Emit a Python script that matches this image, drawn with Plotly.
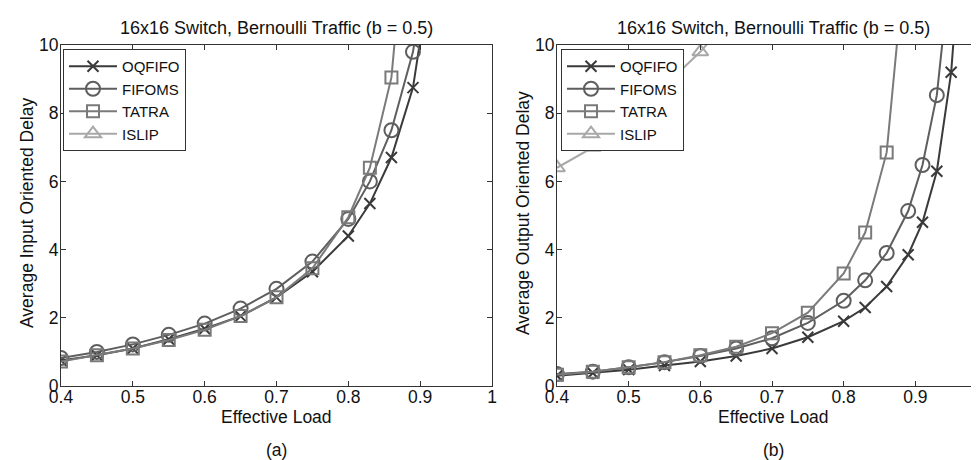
import plotly.graph_objects as go

W, H = 979, 460

title_text = "16x16 Switch, Bernoulli Traffic (b = 0.5)"
series_names = ["OQFIFO", "FIFOMS", "TATRA", "ISLIP"]

# Panel (a): input oriented delay
a_oqfifo_x = [0.4, 0.45, 0.5, 0.55, 0.6, 0.65, 0.7, 0.75, 0.8, 0.83, 0.86, 0.89, 0.91]
a_oqfifo_y = [0.75, 0.9, 1.1, 1.37, 1.68, 2.05, 2.6, 3.35, 4.4, 5.35, 6.7, 8.75, 11.5]
a_fifoms_x = [0.4, 0.45, 0.5, 0.55, 0.6, 0.65, 0.7, 0.75, 0.8, 0.83, 0.86, 0.89, 0.91]
a_fifoms_y = [0.82, 1.0, 1.22, 1.5, 1.83, 2.27, 2.85, 3.65, 4.9, 6.0, 7.5, 9.8, 12.5]
a_tatra_x = [0.4, 0.45, 0.5, 0.55, 0.6, 0.65, 0.7, 0.75, 0.8, 0.83, 0.86, 0.89]
a_tatra_y = [0.72, 0.9, 1.1, 1.35, 1.65, 2.05, 2.6, 3.45, 4.95, 6.4, 9.05, 16.0]
a_islip_x = []
a_islip_y = []

# Panel (b): output oriented delay
b_oqfifo_x = [0.4, 0.45, 0.5, 0.55, 0.6, 0.65, 0.7, 0.75, 0.8, 0.83, 0.86, 0.89, 0.91, 0.93, 0.95, 0.96]
b_oqfifo_y = [0.3, 0.38, 0.48, 0.6, 0.72, 0.88, 1.1, 1.43, 1.9, 2.3, 2.92, 3.85, 4.8, 6.3, 9.2, 12.0]
b_fifoms_x = [0.4, 0.45, 0.5, 0.55, 0.6, 0.65, 0.7, 0.75, 0.8, 0.83, 0.86, 0.89, 0.91, 0.93, 0.95]
b_fifoms_y = [0.35, 0.42, 0.55, 0.7, 0.88, 1.1, 1.4, 1.85, 2.5, 3.1, 3.9, 5.13, 6.48, 8.53, 12.5]
b_tatra_x = [0.4, 0.45, 0.5, 0.55, 0.6, 0.65, 0.7, 0.75, 0.8, 0.83, 0.86, 0.89]
b_tatra_y = [0.33, 0.42, 0.55, 0.7, 0.9, 1.15, 1.55, 2.15, 3.3, 4.5, 6.85, 13.5]
b_islip_x = [0.4, 0.45, 0.5, 0.55, 0.6, 0.65]
b_islip_y = [6.4, 7.0, 7.8, 8.8, 9.8, 11.0]

x_ticks = [0.4, 0.5, 0.6, 0.7, 0.8, 0.9, 1.0]
x_ticklabels = ["0.4", "0.5", "0.6", "0.7", "0.8", "0.9", "1"]
y_ticks = [0, 2, 4, 6, 8, 10]

colors = ["#3a3a3a", "#5e5e5e", "#7a7a7a", "#a8a8a8"]
symbols = ["x-thin-open", "circle-open", "square-open", "triangle-up-open"]
msizes = [11, 14, 12, 14]

FONT = "Liberation Sans, Arial, Helvetica, sans-serif"
FS = 17.5
TXT = "#111"


def px(xw):
    return xw / W


def py(yw):
    return 1 - yw / H


fig = go.Figure()

panels = [
    ("x", "y", "legend", [(a_oqfifo_x, a_oqfifo_y), (a_fifoms_x, a_fifoms_y), (a_tatra_x, a_tatra_y), (a_islip_x, a_islip_y)]),
    ("x2", "y2", "legend2", [(b_oqfifo_x, b_oqfifo_y), (b_fifoms_x, b_fifoms_y), (b_tatra_x, b_tatra_y), (b_islip_x, b_islip_y)]),
]

for xa, ya, lg, data in panels:
    for i, (xs, ys) in enumerate(data):
        fig.add_trace(go.Scatter(
            x=xs if xs else [None], y=ys if ys else [None],
            mode="lines+markers", name=series_names[i],
            xaxis=xa, yaxis=ya, legend=lg,
            line=dict(color=colors[i], width=2),
            marker=dict(symbol=symbols[i], size=msizes[i], color=colors[i],
                        line=dict(color=colors[i], width=2)),
            cliponaxis=True,
        ))

ax_common = dict(
    range=[0.4, 1.0], tickvals=x_ticks, ticktext=x_ticklabels,
    ticks="inside", ticklen=5, tickcolor="#333", showline=True, linecolor="#333",
    linewidth=1, mirror="ticks", showgrid=False, zeroline=False, automargin=False,
    tickfont=dict(family=FONT, size=FS, color=TXT), ticklabelstandoff=-5,
)
ay_common = dict(
    range=[0, 10], tickvals=y_ticks,
    ticks="inside", ticklen=5, tickcolor="#333", showline=True, linecolor="#333",
    linewidth=1, mirror="ticks", showgrid=False, zeroline=False, automargin=False,
    tickfont=dict(family=FONT, size=FS, color=TXT), ticklabelstandoff=-2,
)

ydom = [py(378), py(37)]
leg_common = dict(xanchor="left", yanchor="top", bgcolor="white", bordercolor="#333",
                  borderwidth=1, font=dict(family=FONT, size=15, color=TXT),
                  tracegroupgap=0, itemwidth=48)
fig.update_layout(
    width=W, height=H,
    margin=dict(l=0, r=0, t=0, b=0, autoexpand=False),
    paper_bgcolor="white", plot_bgcolor="white",
    font=dict(family=FONT, size=FS, color=TXT),
    xaxis=dict(domain=[px(53), px(484)], anchor="y", **ax_common),
    yaxis=dict(domain=ydom, anchor="x", **ay_common),
    xaxis2=dict(domain=[px(549), 1.0], anchor="y2", **ax_common),
    yaxis2=dict(domain=ydom, anchor="x2", **ay_common),
    legend=dict(x=px(55), y=py(41), **leg_common),
    legend2=dict(x=px(553), y=py(41), **leg_common),
    showlegend=True,
)

annos = [
    dict(text=title_text, x=268.5, y=20, rot=0, fs=18),
    dict(text=title_text, x=765, y=20, rot=0, fs=18),
    dict(text="Effective Load", x=268.5, y=409, rot=0, fs=FS),
    dict(text="Effective Load", x=765, y=409, rot=0, fs=FS),
    dict(text="(a)", x=268.5, y=442, rot=0, fs=FS),
    dict(text="(b)", x=765, y=442, rot=0, fs=FS),
    dict(text="Average Input Oriented Delay", x=19, y=205, rot=-90, fs=FS),
    dict(text="Average Output Oriented Delay", x=515, y=205, rot=-90, fs=FS),
]
for a in annos:
    fig.add_annotation(xref="paper", yref="paper", x=px(a["x"]), y=py(a["y"]), text=a["text"],
                       showarrow=False, xanchor="center", yanchor="middle", textangle=a["rot"],
                       font=dict(family=FONT, size=a["fs"], color=TXT))

fig.write_html("out.html")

**Task objective:**
Transcribe the material exactly, leaving every picture out.

**Full solution:**
Emit a Python script that matches this image, drawn with Plotly.
import plotly.graph_objects as go

W, H = 979, 460

title_text = "16x16 Switch, Bernoulli Traffic (b = 0.5)"
series_names = ["OQFIFO", "FIFOMS", "TATRA", "ISLIP"]

# Panel (a): input oriented delay
a_oqfifo_x = [0.4, 0.45, 0.5, 0.55, 0.6, 0.65, 0.7, 0.75, 0.8, 0.83, 0.86, 0.89, 0.91]
a_oqfifo_y = [0.75, 0.9, 1.1, 1.37, 1.68, 2.05, 2.6, 3.35, 4.4, 5.35, 6.7, 8.75, 11.5]
a_fifoms_x = [0.4, 0.45, 0.5, 0.55, 0.6, 0.65, 0.7, 0.75, 0.8, 0.83, 0.86, 0.89, 0.91]
a_fifoms_y = [0.82, 1.0, 1.22, 1.5, 1.83, 2.27, 2.85, 3.65, 4.9, 6.0, 7.5, 9.8, 12.5]
a_tatra_x = [0.4, 0.45, 0.5, 0.55, 0.6, 0.65, 0.7, 0.75, 0.8, 0.83, 0.86, 0.89]
a_tatra_y = [0.72, 0.9, 1.1, 1.35, 1.65, 2.05, 2.6, 3.45, 4.95, 6.4, 9.05, 16.0]
a_islip_x = []
a_islip_y = []

# Panel (b): output oriented delay
b_oqfifo_x = [0.4, 0.45, 0.5, 0.55, 0.6, 0.65, 0.7, 0.75, 0.8, 0.83, 0.86, 0.89, 0.91, 0.93, 0.95, 0.96]
b_oqfifo_y = [0.3, 0.38, 0.48, 0.6, 0.72, 0.88, 1.1, 1.43, 1.9, 2.3, 2.92, 3.85, 4.8, 6.3, 9.2, 12.0]
b_fifoms_x = [0.4, 0.45, 0.5, 0.55, 0.6, 0.65, 0.7, 0.75, 0.8, 0.83, 0.86, 0.89, 0.91, 0.93, 0.95]
b_fifoms_y = [0.35, 0.42, 0.55, 0.7, 0.88, 1.1, 1.4, 1.85, 2.5, 3.1, 3.9, 5.13, 6.48, 8.53, 12.5]
b_tatra_x = [0.4, 0.45, 0.5, 0.55, 0.6, 0.65, 0.7, 0.75, 0.8, 0.83, 0.86, 0.89]
b_tatra_y = [0.33, 0.42, 0.55, 0.7, 0.9, 1.15, 1.55, 2.15, 3.3, 4.5, 6.85, 13.5]
b_islip_x = [0.4, 0.45, 0.5, 0.55, 0.6, 0.65]
b_islip_y = [6.4, 7.0, 7.8, 8.8, 9.8, 11.0]

x_ticks = [0.4, 0.5, 0.6, 0.7, 0.8, 0.9, 1.0]
x_ticklabels = ["0.4", "0.5", "0.6", "0.7", "0.8", "0.9", "1"]
y_ticks = [0, 2, 4, 6, 8, 10]

colors = ["#3a3a3a", "#5e5e5e", "#7a7a7a", "#a8a8a8"]
symbols = ["x-thin-open", "circle-open", "square-open", "triangle-up-open"]
msizes = [11, 14, 12, 14]

FONT = "Liberation Sans, Arial, Helvetica, sans-serif"
FS = 17.5
TXT = "#111"


def px(xw):
    return xw / W


def py(yw):
    return 1 - yw / H


fig = go.Figure()

panels = [
    ("x", "y", "legend", [(a_oqfifo_x, a_oqfifo_y), (a_fifoms_x, a_fifoms_y), (a_tatra_x, a_tatra_y), (a_islip_x, a_islip_y)]),
    ("x2", "y2", "legend2", [(b_oqfifo_x, b_oqfifo_y), (b_fifoms_x, b_fifoms_y), (b_tatra_x, b_tatra_y), (b_islip_x, b_islip_y)]),
]

for xa, ya, lg, data in panels:
    for i, (xs, ys) in enumerate(data):
        fig.add_trace(go.Scatter(
            x=xs if xs else [None], y=ys if ys else [None],
            mode="lines+markers", name=series_names[i],
            xaxis=xa, yaxis=ya, legend=lg,
            line=dict(color=colors[i], width=2),
            marker=dict(symbol=symbols[i], size=msizes[i], color=colors[i],
                        line=dict(color=colors[i], width=2)),
            cliponaxis=True,
        ))

ax_common = dict(
    range=[0.4, 1.0], tickvals=x_ticks, ticktext=x_ticklabels,
    ticks="inside", ticklen=5, tickcolor="#333", showline=True, linecolor="#333",
    linewidth=1, mirror="ticks", showgrid=False, zeroline=False, automargin=False,
    tickfont=dict(family=FONT, size=FS, color=TXT), ticklabelstandoff=-5,
)
ay_common = dict(
    range=[0, 10], tickvals=y_ticks,
    ticks="inside", ticklen=5, tickcolor="#333", showline=True, linecolor="#333",
    linewidth=1, mirror="ticks", showgrid=False, zeroline=False, automargin=False,
    tickfont=dict(family=FONT, size=FS, color=TXT), ticklabelstandoff=-2,
)

ydom = [py(378), py(37)]
leg_common = dict(xanchor="left", yanchor="top", bgcolor="white", bordercolor="#333",
                  borderwidth=1, font=dict(family=FONT, size=15, color=TXT),
                  tracegroupgap=0, itemwidth=48)
fig.update_layout(
    width=W, height=H,
    margin=dict(l=0, r=0, t=0, b=0, autoexpand=False),
    paper_bgcolor="white", plot_bgcolor="white",
    font=dict(family=FONT, size=FS, color=TXT),
    xaxis=dict(domain=[px(53), px(484)], anchor="y", **ax_common),
    yaxis=dict(domain=ydom, anchor="x", **ay_common),
    xaxis2=dict(domain=[px(549), 1.0], anchor="y2", **ax_common),
    yaxis2=dict(domain=ydom, anchor="x2", **ay_common),
    legend=dict(x=px(55), y=py(41), **leg_common),
    legend2=dict(x=px(553), y=py(41), **leg_common),
    showlegend=True,
)

annos = [
    dict(text=title_text, x=268.5, y=20, rot=0, fs=18),
    dict(text=title_text, x=765, y=20, rot=0, fs=18),
    dict(text="Effective Load", x=268.5, y=409, rot=0, fs=FS),
    dict(text="Effective Load", x=765, y=409, rot=0, fs=FS),
    dict(text="(a)", x=268.5, y=442, rot=0, fs=FS),
    dict(text="(b)", x=765, y=442, rot=0, fs=FS),
    dict(text="Average Input Oriented Delay", x=19, y=205, rot=-90, fs=FS),
    dict(text="Average Output Oriented Delay", x=515, y=205, rot=-90, fs=FS),
]
for a in annos:
    fig.add_annotation(xref="paper", yref="paper", x=px(a["x"]), y=py(a["y"]), text=a["text"],
                       showarrow=False, xanchor="center", yanchor="middle", textangle=a["rot"],
                       font=dict(family=FONT, size=a["fs"], color=TXT))

fig.write_html("out.html")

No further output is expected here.